__Instructions for the task__: In the records below, find the line containing "Write the seaborn" and the line containing "import seaborn as sns". Give again exactly those lines and every line between them, omitting the pictures.

=-=-=

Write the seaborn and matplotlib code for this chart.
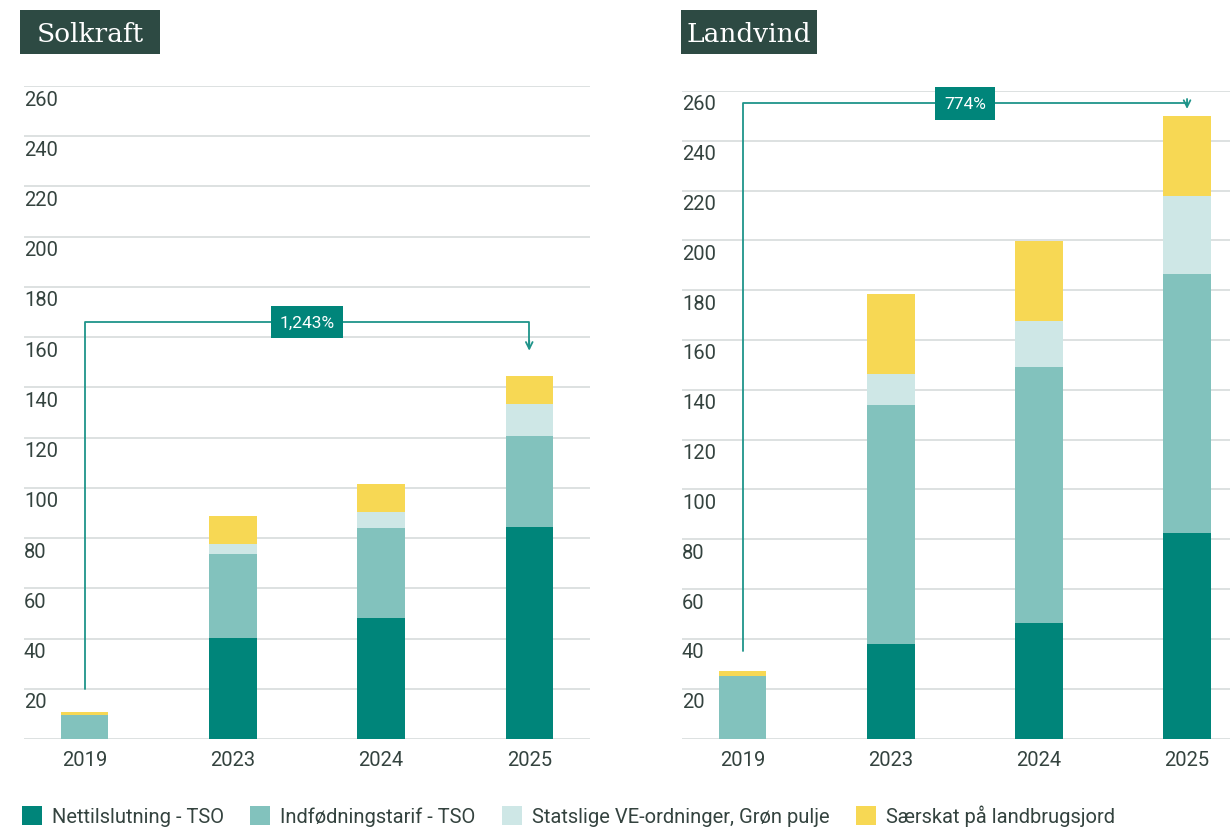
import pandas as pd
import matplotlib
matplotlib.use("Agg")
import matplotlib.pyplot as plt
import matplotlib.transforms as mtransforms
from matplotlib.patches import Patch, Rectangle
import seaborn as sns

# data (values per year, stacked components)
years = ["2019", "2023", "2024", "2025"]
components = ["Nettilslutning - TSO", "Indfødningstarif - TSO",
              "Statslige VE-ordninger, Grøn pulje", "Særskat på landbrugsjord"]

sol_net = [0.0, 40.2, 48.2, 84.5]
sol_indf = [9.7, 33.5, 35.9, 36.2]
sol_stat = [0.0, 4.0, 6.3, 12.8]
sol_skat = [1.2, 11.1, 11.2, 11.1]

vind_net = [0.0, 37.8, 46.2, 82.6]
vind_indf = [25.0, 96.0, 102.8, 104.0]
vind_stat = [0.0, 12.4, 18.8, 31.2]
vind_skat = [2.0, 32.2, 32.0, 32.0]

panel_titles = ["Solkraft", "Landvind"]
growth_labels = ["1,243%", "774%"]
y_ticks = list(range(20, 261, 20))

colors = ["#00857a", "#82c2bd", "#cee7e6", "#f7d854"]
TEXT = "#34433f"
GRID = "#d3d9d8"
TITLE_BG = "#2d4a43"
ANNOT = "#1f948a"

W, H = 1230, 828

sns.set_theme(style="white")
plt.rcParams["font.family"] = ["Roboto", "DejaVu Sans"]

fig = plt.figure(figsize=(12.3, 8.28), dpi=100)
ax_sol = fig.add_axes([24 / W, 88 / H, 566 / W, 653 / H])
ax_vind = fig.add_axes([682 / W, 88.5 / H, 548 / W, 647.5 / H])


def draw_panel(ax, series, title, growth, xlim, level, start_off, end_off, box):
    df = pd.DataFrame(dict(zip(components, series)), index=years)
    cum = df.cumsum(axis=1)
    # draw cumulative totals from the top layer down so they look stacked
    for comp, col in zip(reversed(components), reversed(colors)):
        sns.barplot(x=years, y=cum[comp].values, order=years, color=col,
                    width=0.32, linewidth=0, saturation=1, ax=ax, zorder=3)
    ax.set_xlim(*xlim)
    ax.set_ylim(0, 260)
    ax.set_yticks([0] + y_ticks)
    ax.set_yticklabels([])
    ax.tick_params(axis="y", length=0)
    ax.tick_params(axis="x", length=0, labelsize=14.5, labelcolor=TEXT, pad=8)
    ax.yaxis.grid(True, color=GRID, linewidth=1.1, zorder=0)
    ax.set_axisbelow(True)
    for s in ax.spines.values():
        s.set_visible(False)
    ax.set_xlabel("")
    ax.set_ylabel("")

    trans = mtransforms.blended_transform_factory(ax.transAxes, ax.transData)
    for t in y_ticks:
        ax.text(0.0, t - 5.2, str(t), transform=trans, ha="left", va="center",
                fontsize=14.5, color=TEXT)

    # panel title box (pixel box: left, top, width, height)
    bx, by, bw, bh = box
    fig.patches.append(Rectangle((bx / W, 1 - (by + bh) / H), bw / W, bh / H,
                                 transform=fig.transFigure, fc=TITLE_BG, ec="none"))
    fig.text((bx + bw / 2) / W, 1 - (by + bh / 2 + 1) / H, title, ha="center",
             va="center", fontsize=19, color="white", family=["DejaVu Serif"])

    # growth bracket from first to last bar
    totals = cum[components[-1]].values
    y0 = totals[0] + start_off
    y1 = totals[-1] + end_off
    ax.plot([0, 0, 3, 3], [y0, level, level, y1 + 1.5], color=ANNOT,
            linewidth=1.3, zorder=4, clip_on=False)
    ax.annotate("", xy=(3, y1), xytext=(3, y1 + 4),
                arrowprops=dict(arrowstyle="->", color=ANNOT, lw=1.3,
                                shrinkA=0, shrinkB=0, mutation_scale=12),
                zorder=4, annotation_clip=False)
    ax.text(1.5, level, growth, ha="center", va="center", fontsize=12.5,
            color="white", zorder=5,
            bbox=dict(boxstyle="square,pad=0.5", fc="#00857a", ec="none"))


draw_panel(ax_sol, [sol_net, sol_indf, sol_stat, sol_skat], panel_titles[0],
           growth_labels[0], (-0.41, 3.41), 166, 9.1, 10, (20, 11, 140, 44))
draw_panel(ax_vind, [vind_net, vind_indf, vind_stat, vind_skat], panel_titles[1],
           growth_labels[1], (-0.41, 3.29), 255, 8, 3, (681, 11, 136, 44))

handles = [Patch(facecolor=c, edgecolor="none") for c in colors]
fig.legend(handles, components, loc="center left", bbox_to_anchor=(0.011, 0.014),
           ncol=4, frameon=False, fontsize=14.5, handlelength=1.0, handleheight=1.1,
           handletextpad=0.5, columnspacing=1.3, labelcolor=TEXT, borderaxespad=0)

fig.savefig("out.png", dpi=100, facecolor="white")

=-=-=

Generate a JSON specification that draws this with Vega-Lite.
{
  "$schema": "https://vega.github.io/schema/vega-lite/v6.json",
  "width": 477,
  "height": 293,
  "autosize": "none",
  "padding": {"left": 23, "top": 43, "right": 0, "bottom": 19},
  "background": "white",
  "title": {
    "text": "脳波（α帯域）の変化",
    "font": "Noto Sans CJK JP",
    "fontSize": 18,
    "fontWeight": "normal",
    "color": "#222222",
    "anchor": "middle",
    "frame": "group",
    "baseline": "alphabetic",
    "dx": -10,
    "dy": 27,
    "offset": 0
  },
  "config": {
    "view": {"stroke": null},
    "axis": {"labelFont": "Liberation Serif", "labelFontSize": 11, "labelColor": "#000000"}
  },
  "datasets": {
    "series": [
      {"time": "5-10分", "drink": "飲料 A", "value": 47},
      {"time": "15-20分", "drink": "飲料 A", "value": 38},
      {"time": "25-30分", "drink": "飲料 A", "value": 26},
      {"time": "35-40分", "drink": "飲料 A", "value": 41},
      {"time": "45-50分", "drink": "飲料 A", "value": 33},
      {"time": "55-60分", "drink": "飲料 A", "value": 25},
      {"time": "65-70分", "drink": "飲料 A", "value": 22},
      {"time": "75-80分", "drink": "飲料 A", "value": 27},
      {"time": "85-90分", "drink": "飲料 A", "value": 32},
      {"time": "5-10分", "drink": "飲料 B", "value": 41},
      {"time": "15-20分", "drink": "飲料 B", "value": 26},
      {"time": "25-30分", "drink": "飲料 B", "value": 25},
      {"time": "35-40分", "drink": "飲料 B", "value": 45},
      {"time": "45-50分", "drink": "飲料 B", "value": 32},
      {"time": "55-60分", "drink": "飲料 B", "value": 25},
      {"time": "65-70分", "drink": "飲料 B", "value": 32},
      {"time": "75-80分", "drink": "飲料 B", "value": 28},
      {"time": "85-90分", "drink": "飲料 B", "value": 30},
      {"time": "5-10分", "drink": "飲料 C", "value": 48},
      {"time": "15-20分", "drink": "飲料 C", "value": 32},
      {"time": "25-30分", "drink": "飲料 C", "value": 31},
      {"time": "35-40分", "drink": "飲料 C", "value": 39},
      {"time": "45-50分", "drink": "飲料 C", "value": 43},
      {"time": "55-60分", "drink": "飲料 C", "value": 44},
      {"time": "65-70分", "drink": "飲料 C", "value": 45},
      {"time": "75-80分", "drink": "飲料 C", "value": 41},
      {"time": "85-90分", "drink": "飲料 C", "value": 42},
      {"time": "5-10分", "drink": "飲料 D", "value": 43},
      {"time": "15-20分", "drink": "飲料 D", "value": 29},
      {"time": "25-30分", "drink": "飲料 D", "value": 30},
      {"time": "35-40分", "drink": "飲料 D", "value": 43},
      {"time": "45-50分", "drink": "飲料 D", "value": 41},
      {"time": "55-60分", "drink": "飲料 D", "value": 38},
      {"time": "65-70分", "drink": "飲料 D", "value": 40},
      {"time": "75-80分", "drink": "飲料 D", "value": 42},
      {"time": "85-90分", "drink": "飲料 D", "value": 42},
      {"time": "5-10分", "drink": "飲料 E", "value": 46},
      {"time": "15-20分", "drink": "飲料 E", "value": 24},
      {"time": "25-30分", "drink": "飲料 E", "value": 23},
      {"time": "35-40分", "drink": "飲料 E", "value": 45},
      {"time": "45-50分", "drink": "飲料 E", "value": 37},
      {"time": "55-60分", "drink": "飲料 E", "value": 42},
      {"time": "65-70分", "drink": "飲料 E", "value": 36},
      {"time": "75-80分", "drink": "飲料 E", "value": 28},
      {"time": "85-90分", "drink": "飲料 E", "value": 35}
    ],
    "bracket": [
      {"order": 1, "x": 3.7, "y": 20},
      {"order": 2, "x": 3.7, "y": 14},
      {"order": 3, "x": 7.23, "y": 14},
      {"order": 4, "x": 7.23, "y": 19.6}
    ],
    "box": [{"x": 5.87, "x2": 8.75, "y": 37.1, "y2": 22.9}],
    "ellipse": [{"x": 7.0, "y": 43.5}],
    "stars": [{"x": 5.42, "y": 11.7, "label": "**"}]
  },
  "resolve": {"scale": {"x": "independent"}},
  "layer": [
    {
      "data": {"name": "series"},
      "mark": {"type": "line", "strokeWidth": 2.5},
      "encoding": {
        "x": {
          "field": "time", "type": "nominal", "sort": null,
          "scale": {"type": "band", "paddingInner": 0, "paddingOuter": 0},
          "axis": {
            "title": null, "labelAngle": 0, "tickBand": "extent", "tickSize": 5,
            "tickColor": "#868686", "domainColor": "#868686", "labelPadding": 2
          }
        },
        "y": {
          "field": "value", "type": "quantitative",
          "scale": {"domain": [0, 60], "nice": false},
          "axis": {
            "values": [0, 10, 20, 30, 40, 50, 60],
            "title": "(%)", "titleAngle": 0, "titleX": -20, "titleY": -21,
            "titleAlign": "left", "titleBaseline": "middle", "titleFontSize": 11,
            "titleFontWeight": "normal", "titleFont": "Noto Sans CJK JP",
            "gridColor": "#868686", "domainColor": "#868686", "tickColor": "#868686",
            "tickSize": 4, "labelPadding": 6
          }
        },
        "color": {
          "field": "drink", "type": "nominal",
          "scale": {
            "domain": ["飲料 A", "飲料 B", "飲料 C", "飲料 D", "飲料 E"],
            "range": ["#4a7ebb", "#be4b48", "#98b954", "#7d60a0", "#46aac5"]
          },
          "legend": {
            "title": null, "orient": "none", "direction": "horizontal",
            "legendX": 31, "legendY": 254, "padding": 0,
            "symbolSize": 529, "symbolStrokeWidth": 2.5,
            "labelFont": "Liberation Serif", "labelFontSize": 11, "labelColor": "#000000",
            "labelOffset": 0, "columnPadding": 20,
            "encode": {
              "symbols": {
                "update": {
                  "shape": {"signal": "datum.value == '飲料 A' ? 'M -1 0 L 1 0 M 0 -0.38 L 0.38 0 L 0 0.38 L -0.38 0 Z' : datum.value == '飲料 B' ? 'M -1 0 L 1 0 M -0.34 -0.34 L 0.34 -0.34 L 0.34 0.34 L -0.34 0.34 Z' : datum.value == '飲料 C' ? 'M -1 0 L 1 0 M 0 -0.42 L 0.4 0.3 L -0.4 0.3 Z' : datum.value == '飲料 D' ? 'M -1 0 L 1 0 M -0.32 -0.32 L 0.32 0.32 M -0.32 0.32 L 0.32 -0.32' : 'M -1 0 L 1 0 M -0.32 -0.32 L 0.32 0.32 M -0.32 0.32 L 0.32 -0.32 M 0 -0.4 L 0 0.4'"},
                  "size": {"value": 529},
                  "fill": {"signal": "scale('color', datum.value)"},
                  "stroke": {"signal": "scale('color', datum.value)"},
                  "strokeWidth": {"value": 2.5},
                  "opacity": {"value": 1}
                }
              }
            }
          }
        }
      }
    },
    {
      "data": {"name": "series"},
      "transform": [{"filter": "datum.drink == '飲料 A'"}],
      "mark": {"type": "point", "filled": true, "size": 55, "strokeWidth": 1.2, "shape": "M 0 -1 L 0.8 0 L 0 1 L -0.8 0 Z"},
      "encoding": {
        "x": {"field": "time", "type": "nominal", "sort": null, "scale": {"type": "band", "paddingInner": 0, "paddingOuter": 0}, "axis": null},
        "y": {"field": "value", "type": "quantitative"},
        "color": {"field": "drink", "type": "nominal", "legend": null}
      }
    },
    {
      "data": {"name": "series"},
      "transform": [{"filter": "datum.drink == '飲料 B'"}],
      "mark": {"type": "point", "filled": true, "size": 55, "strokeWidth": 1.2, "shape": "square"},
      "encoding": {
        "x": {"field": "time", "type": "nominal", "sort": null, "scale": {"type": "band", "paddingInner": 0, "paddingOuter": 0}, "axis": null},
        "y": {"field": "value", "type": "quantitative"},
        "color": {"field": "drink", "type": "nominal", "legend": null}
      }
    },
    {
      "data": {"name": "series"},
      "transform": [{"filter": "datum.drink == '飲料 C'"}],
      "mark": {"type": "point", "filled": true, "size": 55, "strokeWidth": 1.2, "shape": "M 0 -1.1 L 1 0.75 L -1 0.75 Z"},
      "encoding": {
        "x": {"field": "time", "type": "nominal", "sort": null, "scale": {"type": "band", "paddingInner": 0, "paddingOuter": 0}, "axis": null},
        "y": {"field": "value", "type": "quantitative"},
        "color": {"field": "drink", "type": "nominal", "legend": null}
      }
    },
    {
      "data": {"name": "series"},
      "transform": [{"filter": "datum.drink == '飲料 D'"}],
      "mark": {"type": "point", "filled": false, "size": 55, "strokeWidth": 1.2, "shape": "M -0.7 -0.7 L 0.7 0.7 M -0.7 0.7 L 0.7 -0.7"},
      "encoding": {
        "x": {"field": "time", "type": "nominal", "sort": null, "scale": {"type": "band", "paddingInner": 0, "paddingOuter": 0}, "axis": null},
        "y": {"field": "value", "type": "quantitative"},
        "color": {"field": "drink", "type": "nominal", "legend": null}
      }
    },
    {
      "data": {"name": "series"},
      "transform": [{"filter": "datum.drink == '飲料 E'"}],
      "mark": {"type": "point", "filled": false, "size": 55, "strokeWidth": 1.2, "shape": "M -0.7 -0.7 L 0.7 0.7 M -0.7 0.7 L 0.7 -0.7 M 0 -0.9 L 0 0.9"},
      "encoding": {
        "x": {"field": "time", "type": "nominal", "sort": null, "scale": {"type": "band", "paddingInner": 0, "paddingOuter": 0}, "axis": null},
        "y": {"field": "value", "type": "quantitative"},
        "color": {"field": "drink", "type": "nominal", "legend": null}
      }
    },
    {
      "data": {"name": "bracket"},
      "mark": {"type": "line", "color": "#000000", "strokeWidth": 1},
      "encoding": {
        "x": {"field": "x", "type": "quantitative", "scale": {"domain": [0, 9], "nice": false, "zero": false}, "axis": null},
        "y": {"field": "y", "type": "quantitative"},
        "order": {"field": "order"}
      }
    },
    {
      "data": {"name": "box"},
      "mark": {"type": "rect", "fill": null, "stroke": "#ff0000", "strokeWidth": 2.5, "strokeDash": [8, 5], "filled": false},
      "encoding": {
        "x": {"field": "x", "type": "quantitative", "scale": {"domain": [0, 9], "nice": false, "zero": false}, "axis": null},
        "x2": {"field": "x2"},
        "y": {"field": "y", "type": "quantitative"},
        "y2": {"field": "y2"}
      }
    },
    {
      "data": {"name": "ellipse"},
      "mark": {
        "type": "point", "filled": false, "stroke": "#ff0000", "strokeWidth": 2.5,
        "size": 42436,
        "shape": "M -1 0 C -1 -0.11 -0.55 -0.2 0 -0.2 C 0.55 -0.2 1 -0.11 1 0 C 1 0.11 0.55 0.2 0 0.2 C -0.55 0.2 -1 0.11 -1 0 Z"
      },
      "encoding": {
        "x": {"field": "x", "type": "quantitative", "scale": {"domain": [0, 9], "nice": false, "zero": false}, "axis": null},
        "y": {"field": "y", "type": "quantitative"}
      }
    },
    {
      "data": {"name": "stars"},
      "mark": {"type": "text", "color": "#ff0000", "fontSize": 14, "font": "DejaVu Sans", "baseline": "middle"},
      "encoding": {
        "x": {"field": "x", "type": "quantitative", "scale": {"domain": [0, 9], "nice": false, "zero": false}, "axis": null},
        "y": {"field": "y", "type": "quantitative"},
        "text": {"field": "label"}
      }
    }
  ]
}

=-=-=

__In response__:
Write the seaborn and matplotlib code for this chart.
import pandas as pd
import matplotlib
matplotlib.use("Agg")
import matplotlib.pyplot as plt
import matplotlib.transforms as mtransforms
from matplotlib.patches import Patch, Rectangle
import seaborn as sns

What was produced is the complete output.